CHILD REMOVAL RISING

CITIZENLINK - April 18, 2002
http://www.family.org/cforum/fnif/news/A0020389.html
Child Removals on the Rise
By Bob Kellogg

SUMMARY: Not all children placed in foster care come from homes where there is substance abuse or violence.

A growing number of children in foster care come from seemingly normal, law-abiding families, who find themselves at the mercy of Child Protective Services. According to Brad Dacus, of the Pacific Justice Institute, the number of children taken from homes has quadrupled in the last 10 years. It's not because suddenly parents are four times more hostile or abusive to their kids," Dacus said. "It's because the system is becoming more and more zealous in taking children."

"Jeanna," a single mother who had all three of her children removed and placed in foster care, said the experience can be devastating. Describing the experience after her children were taken away, she said "you come into an empty home, you go to sleep in an empty home. You feel basically empty." The courts eventually gave them back, but she said she lives in fear it may happen again. "If a dish is dirty in the sink, you know, they could come tapping at (my) door and if that dish is in that sink they can say, 'I'm taking your kids.' It's just that easy,'" she said.
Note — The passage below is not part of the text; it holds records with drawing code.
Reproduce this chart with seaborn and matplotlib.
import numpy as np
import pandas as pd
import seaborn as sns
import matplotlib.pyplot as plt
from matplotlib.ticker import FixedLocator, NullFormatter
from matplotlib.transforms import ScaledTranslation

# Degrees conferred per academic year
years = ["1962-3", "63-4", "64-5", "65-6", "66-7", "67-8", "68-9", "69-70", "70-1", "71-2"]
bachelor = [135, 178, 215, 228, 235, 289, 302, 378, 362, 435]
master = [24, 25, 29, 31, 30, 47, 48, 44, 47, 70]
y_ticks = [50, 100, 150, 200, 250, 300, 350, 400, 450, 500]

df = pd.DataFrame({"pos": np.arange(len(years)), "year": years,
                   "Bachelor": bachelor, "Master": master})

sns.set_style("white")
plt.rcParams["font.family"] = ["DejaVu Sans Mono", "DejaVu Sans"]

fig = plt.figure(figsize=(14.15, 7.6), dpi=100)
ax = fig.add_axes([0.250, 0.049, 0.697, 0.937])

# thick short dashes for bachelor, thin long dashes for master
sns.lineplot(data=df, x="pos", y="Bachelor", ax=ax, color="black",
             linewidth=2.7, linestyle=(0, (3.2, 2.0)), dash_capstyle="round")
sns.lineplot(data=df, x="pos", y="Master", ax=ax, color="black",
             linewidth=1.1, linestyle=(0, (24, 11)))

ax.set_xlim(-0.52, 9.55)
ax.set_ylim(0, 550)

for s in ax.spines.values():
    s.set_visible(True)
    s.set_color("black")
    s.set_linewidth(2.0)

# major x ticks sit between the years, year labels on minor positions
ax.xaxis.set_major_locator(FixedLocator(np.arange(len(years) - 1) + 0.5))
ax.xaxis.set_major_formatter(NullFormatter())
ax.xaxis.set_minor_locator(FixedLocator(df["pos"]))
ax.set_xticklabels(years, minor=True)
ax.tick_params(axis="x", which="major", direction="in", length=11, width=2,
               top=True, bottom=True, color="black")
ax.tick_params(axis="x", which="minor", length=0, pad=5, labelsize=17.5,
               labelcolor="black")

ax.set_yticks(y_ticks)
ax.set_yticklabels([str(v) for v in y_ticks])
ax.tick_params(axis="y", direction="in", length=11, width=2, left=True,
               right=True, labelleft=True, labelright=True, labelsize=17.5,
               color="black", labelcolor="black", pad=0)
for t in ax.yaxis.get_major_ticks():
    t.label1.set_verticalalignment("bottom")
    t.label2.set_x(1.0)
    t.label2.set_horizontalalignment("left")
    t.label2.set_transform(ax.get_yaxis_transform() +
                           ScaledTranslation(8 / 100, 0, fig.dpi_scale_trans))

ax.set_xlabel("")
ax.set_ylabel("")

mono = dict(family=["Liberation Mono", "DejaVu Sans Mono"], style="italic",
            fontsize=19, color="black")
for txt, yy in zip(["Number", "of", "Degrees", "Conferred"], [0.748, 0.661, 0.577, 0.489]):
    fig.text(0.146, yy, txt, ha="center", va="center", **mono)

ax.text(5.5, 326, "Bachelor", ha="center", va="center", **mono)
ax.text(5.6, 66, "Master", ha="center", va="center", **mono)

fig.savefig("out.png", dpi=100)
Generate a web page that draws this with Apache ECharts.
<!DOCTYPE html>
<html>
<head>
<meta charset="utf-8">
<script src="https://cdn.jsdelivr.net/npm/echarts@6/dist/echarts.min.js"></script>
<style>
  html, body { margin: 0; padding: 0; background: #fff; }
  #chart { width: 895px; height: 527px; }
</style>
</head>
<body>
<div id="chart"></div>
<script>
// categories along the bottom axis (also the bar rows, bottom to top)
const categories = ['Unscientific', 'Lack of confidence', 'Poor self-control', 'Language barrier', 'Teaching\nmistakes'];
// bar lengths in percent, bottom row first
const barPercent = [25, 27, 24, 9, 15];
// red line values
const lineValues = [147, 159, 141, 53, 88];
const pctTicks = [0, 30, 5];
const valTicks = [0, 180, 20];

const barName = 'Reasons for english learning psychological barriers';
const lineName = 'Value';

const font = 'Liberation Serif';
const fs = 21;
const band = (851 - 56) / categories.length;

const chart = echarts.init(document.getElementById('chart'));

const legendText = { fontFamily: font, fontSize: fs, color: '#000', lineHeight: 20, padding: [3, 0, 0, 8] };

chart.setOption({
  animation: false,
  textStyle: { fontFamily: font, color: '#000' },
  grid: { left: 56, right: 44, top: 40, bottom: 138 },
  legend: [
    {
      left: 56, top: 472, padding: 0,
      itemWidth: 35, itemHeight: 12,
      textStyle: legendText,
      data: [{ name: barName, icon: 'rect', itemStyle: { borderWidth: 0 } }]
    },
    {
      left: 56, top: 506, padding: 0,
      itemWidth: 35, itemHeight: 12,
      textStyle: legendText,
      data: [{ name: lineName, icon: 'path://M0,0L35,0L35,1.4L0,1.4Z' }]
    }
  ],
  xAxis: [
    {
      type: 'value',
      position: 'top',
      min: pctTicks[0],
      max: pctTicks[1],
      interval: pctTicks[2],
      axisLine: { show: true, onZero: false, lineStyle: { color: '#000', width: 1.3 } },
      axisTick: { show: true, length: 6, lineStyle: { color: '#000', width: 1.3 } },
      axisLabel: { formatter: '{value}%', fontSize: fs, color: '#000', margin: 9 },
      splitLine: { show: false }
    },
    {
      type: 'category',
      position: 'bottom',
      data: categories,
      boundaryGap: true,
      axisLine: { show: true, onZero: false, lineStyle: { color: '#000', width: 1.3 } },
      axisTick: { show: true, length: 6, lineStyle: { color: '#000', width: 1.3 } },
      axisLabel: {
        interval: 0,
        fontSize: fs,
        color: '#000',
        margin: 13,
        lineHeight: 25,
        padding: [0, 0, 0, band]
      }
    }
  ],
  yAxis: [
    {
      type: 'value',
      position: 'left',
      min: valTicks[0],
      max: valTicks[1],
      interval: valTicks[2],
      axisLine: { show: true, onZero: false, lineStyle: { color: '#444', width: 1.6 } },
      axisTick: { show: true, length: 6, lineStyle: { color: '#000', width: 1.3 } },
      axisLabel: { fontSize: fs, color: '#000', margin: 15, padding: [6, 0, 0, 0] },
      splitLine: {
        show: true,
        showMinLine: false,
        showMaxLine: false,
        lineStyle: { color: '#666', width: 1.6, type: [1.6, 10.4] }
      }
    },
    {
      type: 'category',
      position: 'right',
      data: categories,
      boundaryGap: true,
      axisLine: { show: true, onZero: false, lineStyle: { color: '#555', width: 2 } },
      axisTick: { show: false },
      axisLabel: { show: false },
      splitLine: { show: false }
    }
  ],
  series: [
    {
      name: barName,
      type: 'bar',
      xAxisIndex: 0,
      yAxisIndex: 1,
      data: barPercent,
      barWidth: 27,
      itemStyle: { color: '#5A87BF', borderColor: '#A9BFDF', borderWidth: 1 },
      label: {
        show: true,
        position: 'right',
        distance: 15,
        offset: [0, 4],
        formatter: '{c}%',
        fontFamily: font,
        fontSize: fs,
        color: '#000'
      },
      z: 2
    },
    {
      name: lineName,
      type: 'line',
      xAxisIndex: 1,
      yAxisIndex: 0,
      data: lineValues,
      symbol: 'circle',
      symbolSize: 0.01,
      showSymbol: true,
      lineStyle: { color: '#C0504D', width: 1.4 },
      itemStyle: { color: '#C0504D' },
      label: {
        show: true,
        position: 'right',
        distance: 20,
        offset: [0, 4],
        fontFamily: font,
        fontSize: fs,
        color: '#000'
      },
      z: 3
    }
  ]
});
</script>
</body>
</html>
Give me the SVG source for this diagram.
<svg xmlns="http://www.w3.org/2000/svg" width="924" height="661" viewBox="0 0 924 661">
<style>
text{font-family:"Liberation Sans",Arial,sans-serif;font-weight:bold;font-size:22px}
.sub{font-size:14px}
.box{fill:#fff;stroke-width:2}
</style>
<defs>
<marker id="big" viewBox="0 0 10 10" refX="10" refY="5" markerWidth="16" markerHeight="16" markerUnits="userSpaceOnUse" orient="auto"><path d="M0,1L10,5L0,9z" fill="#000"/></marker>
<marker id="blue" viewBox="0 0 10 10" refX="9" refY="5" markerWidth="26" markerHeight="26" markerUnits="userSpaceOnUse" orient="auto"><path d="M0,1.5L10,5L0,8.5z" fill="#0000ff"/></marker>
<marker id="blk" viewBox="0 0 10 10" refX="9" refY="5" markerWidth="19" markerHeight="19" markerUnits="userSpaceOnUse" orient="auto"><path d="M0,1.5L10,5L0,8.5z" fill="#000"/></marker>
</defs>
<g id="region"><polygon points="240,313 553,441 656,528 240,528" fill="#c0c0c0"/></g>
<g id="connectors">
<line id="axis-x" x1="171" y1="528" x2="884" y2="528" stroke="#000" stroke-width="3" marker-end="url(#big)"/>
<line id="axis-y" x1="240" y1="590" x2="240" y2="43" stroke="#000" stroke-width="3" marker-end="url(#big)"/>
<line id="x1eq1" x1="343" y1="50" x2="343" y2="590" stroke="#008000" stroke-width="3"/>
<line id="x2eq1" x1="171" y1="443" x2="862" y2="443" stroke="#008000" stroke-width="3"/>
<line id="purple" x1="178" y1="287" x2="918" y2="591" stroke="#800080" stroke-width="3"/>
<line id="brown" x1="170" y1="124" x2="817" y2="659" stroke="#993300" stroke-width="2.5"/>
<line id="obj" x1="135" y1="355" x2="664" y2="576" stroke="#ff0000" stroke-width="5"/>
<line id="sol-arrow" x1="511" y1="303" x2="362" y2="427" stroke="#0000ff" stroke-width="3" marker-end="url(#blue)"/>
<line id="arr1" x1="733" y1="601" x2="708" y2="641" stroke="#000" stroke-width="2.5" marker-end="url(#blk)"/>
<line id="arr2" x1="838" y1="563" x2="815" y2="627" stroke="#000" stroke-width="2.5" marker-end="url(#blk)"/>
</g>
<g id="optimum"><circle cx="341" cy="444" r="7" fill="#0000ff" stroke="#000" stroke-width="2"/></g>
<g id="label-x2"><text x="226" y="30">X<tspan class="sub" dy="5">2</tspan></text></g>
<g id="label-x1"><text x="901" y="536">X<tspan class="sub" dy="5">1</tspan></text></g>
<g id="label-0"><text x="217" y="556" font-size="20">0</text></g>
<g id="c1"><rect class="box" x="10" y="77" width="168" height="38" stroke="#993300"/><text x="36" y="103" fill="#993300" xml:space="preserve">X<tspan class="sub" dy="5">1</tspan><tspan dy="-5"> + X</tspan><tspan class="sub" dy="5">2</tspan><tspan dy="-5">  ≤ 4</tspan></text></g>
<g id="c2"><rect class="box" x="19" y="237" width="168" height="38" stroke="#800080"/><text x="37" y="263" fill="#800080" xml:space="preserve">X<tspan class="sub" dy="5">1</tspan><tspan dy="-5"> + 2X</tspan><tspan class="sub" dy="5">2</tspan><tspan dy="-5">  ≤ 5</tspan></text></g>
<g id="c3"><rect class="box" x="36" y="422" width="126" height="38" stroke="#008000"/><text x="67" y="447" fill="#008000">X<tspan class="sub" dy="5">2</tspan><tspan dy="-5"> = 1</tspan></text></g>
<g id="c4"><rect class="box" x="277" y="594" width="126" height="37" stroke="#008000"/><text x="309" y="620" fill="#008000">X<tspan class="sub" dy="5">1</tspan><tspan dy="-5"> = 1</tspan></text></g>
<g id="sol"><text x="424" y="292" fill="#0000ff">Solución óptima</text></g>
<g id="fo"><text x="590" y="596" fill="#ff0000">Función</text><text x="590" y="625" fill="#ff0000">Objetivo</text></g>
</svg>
Dacus, meanwhile, said many child seizures are about money for the state agencies. "Child Protective Services receives money for every child they take from a family. They're rewarded with federal dollars," Dacus said. Susan Orr, of the U.S. Department of Health and Human Services, countered, saying federal dollars only cover about half of a state's costs and are awarded only where the parental rights have been revoked. "These children are lingering in foster care," Orr said. "States have been able to get a bonus if they move the child to a permanent home."

Dacus added that children placed in foster care are often questioned without representation from an attorney, pastor, or other third party.